There is more than one way to take a rest day. Here’s are are five ways to work regular breaks into your workout schedule so you stay healthy for the long term.
Do nothing. This can be the toughest way to rest, especially if you look forward to your regular doses of outdoor exhilaration. Studies have shown that time spent in nature helps lower blood pressure, and offers a raft of physiological benefits. To get through a day of total rest, plan a stress-relieving non-running activity to do during the time that you would usually run. Do you usually run at lunch? Schedule a date with a friend, a spa appointment or haircut instead. Use the hour you would run to wrap holiday presents or finally clean out that messy drawer in the kitchen.

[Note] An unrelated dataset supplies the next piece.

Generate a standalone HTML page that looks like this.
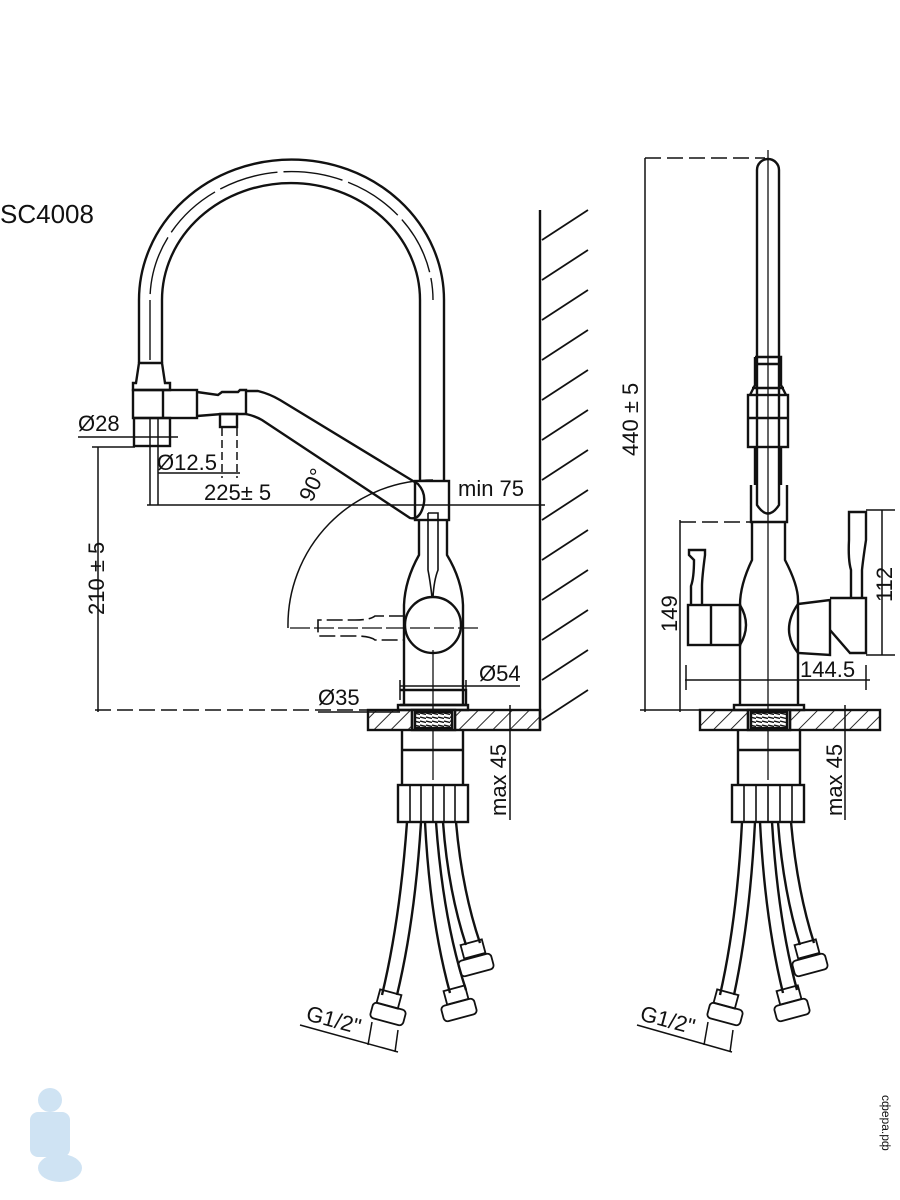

Take a walk. As runners we tend to dismiss walking. But walking puts your muscles through a similar motion as running, while giving your legs a break from the pounding. Walking also allows you to get some quality time outside, that you would miss if you were staying in. You don’t have to do a manic power walk to get the benefits. If you find it too tempting to run once you lace up your shoes, try taking a walk in your street clothes. Or walk your errands instead of driving them: return books to the library, drop off your dry cleaning, or knock out some holiday shopping.
Do a mini workout. Want to shake out the muscles to avoid stiffness on your next run? Take a one to two-mile mini workout. Keep the pace slow—resist the urge to speed up the workout to make up for the fact that it’s shorter. Just 20 minutes of easy running is often enough to get the exhilaration of a run. But it’s short enough that you will still be giving your body a break from the impact of regular workouts.
Do something different. Cross-training activities like rowing, paddling, yoga, hiking, and snow-shoeing allow you to work different muscles and develop full-body fitness that ultimately will help your running. They also allow you to give the running muscles a break from the routine, and get you the outside exhilaration that you enjoy during your run.
Build your strength. Strength training boosts metabolism, and ultimately helps you run faster and get fitter. Ideally you should strength train on workout days and reserve your rest days for rest. But busy work and family commitments often make that impossible for many people.
Develop a strength-training routine that you will regularly do. There are many workout options— the most important factor is that it’s convenient and enjoyable. If it feels like a hassle, or you just don’t enjoy it, then you’re not going to keep it up consistently. It’s wise to pick a routine that you can do from home that doesn’t require travel to a gym or special equipment. Some of the most challenging and effective exercises—like pushups, pullups, squats, and planks—require nothing but a little floor space.